Na sua fachada, podia ler-se «Casa onde foi fundado o Centro Democrático Federal 15 de Novembro cuja bandeira foi hasteada no edifício da Câmara Municipal do Porto na Revolução do 31 de Janeiro de 1891». Isto aumentou a minha curiosidade. Dali terão saído alguns dos republicanos que tentaram implementar a República nessa data. Este centro era um dos vários clubes republicanos que aparecerem em finais do século XIX. E um dos mais radicais, tendo o seu nome sido inspirado pela instauração da República no Brasil, que aconteceu, precisamente dois anos antes, em 15 de novembro.
Neste últimos anos, esta zona foi-se tornando cada vez mais movimentada e os negócios floresceram. Apareceram novas casas de francesinhas, de petiscos e aquela parcela da praça renovou-se. Muitos dos prédios degradados foram reabilitados – outros estão a ser – e este, onde no rés-do-chão funciona uma loja de objetos mais ou menos úteis a baixo preço, continua a degradar-se. Num dos invernos passados, a placa que identificava a casa caiu. Mas a memória permanece noutra placa da Associação Cívica e Cultural 31 de Janeiro: Homenagem aos Republicanos do 31 de Janeiro de 1891.

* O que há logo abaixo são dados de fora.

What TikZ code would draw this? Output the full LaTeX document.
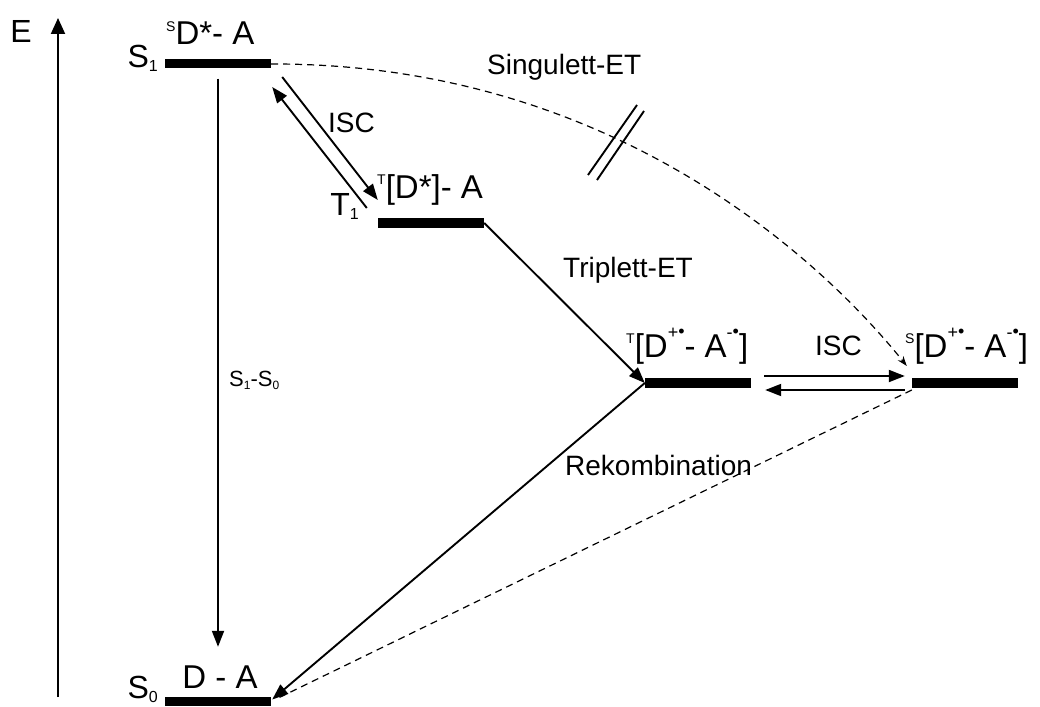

Quando chega janeiro, a presença daquele edifício torna-se mais forte. Não consigo deixar de pensar nas reuniões secretas envolvidas pelo fumo dos charutos e cachimbos de maçons patriotas e nos slogans inflamados dos revoltosos. Mas isto é especulação. Pouco se sabe do que se terá passado naquele edifício. A revolta não partiu dali mas sim do quartel do Campo de Santo Ovídio, hoje muito a propósito, Praça da República. Desceu a Rua do Almada com direito a fanfarra militar e tudo, a entoar A Portuguesa. Na câmara que ocuparam, Alves da Veiga, presidente do centro, hasteou a bandeira do mesmo – vermelha e verde. Tudo terminou umas horas depois com a intervenção das forças monárquicas que fizeram mortos e feridos na Rua de Santo António, que, em homenagem se veio a chamar Rua 31 de Janeiro.

Passam agora 128 anos daquele importante acontecimento da história da cidade. E não deixa de ser interessante ver os anos passarem pelo tal edifício, que se deteriora diariamente, lembrando que o tempo não pára nem poupa o passado. E que só no presente é possível agir. Afinal, é sempre no presente que as revoluções se imaginam.